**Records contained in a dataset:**

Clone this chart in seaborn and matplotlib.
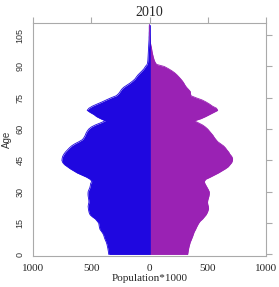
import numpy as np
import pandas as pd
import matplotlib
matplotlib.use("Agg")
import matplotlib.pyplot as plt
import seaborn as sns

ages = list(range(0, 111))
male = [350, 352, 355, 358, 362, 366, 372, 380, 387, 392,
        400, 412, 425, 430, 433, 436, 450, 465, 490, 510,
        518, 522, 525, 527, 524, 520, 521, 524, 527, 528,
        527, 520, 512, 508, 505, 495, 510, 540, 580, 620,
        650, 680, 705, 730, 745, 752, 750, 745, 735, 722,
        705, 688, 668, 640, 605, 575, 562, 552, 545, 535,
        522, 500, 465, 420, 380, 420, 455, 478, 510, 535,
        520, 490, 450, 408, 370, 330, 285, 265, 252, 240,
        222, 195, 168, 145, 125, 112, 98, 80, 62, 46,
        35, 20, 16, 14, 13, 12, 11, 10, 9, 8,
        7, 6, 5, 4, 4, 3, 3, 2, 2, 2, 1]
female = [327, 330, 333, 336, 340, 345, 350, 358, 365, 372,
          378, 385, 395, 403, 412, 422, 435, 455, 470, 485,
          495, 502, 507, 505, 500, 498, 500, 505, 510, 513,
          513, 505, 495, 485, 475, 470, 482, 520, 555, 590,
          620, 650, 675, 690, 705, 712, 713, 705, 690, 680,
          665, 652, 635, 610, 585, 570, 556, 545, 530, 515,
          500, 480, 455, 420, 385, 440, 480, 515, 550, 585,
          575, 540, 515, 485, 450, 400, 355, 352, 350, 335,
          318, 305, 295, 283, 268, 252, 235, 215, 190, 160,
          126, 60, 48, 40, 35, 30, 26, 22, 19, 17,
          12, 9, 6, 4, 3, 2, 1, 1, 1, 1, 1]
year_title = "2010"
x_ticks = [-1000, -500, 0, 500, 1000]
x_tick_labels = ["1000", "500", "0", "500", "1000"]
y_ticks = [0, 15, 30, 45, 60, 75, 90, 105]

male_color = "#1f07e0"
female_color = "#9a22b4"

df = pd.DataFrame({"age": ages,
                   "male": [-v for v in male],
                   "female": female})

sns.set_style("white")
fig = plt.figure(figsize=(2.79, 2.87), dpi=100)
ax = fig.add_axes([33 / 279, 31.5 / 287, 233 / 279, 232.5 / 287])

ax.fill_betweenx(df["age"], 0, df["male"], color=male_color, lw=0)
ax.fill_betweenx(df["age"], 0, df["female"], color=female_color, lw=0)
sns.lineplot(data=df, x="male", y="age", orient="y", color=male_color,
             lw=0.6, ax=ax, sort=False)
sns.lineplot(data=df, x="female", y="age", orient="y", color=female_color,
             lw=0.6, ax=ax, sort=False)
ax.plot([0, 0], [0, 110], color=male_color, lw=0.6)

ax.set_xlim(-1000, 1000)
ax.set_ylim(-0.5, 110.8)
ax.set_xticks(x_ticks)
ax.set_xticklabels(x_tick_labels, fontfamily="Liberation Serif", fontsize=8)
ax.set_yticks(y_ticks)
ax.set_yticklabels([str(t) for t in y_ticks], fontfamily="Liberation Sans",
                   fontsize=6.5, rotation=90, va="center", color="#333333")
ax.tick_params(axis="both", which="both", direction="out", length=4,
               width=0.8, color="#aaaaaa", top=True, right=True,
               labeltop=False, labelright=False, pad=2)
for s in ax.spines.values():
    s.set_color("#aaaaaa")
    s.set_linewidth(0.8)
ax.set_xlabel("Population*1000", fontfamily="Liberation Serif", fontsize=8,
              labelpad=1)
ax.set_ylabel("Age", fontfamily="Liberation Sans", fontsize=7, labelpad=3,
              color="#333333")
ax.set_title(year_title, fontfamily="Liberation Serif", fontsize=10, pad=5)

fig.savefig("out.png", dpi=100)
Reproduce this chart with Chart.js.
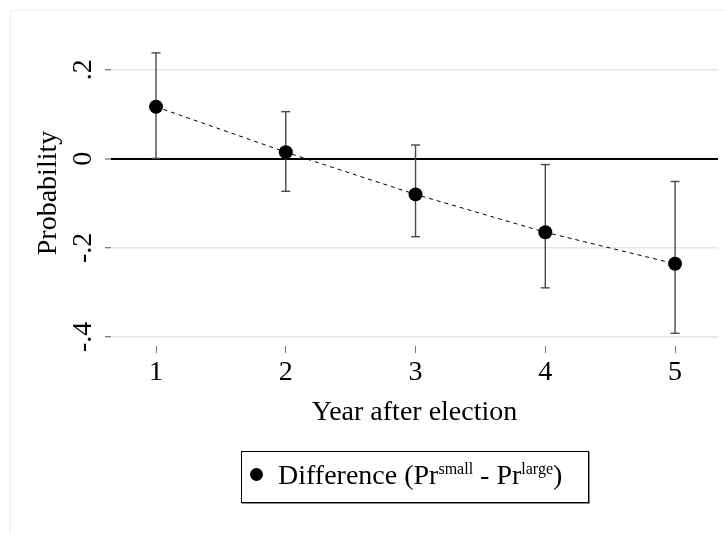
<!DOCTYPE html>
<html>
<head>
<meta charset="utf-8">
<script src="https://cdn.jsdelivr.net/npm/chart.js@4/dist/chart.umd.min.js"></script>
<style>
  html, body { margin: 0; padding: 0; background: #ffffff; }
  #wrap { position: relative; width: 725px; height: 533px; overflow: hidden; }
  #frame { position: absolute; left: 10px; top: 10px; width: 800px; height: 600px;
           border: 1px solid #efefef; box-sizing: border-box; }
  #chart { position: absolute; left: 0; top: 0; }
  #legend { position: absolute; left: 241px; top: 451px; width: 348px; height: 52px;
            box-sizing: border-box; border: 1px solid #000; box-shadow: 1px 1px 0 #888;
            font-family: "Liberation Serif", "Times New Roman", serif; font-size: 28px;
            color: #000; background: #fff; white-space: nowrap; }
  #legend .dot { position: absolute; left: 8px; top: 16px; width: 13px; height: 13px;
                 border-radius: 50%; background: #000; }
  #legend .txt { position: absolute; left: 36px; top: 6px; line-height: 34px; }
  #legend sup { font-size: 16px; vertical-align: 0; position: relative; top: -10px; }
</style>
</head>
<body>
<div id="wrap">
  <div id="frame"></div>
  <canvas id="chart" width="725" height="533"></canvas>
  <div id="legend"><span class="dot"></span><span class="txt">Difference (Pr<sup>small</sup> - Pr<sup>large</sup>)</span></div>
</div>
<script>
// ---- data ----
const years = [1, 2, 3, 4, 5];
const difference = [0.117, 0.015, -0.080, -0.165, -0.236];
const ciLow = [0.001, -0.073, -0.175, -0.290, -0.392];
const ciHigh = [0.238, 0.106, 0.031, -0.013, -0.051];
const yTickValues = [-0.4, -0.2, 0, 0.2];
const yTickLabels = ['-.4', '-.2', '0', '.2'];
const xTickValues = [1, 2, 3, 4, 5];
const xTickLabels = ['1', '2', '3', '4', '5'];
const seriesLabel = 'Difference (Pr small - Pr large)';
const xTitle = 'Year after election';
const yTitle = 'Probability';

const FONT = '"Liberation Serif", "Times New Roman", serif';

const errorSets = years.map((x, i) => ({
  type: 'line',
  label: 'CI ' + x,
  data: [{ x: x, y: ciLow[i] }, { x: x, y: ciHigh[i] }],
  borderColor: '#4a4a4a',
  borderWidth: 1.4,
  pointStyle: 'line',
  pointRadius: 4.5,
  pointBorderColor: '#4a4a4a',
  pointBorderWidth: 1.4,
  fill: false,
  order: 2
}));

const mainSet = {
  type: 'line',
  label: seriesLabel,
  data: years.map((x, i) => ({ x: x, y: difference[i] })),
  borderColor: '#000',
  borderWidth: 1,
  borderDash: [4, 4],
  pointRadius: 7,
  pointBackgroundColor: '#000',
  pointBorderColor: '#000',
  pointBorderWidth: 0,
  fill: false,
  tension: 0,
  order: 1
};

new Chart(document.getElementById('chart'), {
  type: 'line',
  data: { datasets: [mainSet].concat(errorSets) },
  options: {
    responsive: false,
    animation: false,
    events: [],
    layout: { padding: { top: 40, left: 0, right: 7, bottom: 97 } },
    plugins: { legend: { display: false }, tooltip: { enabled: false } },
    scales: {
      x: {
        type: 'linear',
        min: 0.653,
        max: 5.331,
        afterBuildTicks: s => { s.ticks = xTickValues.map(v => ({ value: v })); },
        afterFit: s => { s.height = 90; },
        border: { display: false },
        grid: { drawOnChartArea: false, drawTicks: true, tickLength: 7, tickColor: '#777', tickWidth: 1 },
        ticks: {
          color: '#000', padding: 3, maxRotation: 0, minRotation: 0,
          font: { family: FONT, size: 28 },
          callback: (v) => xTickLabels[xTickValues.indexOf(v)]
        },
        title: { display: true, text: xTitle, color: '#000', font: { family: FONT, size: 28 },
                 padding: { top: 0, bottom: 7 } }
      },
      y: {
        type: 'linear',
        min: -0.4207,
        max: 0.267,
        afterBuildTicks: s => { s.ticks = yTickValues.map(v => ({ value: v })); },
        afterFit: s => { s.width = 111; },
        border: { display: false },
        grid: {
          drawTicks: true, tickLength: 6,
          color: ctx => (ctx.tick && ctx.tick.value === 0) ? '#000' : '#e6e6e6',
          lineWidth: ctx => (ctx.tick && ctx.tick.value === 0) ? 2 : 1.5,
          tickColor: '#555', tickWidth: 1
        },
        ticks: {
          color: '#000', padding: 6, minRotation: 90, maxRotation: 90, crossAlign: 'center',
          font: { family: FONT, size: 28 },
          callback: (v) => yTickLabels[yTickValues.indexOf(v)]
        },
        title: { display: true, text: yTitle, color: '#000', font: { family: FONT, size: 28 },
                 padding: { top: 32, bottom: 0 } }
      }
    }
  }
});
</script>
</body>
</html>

**GIVEN REQUEST:** Using the entries above, transcribe every line from the line containing "Reproduce this chart with Chart.js." through the line containing "const yTitle = 'Probability';". Do not copy pictures.

**OUTPUT OF THE TASK:**
Reproduce this chart with Chart.js.
<!DOCTYPE html>
<html>
<head>
<meta charset="utf-8">
<script src="https://cdn.jsdelivr.net/npm/chart.js@4/dist/chart.umd.min.js"></script>
<style>
  html, body { margin: 0; padding: 0; background: #ffffff; }
  #wrap { position: relative; width: 725px; height: 533px; overflow: hidden; }
  #frame { position: absolute; left: 10px; top: 10px; width: 800px; height: 600px;
           border: 1px solid #efefef; box-sizing: border-box; }
  #chart { position: absolute; left: 0; top: 0; }
  #legend { position: absolute; left: 241px; top: 451px; width: 348px; height: 52px;
            box-sizing: border-box; border: 1px solid #000; box-shadow: 1px 1px 0 #888;
            font-family: "Liberation Serif", "Times New Roman", serif; font-size: 28px;
            color: #000; background: #fff; white-space: nowrap; }
  #legend .dot { position: absolute; left: 8px; top: 16px; width: 13px; height: 13px;
                 border-radius: 50%; background: #000; }
  #legend .txt { position: absolute; left: 36px; top: 6px; line-height: 34px; }
  #legend sup { font-size: 16px; vertical-align: 0; position: relative; top: -10px; }
</style>
</head>
<body>
<div id="wrap">
  <div id="frame"></div>
  <canvas id="chart" width="725" height="533"></canvas>
  <div id="legend"><span class="dot"></span><span class="txt">Difference (Pr<sup>small</sup> - Pr<sup>large</sup>)</span></div>
</div>
<script>
// ---- data ----
const years = [1, 2, 3, 4, 5];
const difference = [0.117, 0.015, -0.080, -0.165, -0.236];
const ciLow = [0.001, -0.073, -0.175, -0.290, -0.392];
const ciHigh = [0.238, 0.106, 0.031, -0.013, -0.051];
const yTickValues = [-0.4, -0.2, 0, 0.2];
const yTickLabels = ['-.4', '-.2', '0', '.2'];
const xTickValues = [1, 2, 3, 4, 5];
const xTickLabels = ['1', '2', '3', '4', '5'];
const seriesLabel = 'Difference (Pr small - Pr large)';
const xTitle = 'Year after election';
const yTitle = 'Probability';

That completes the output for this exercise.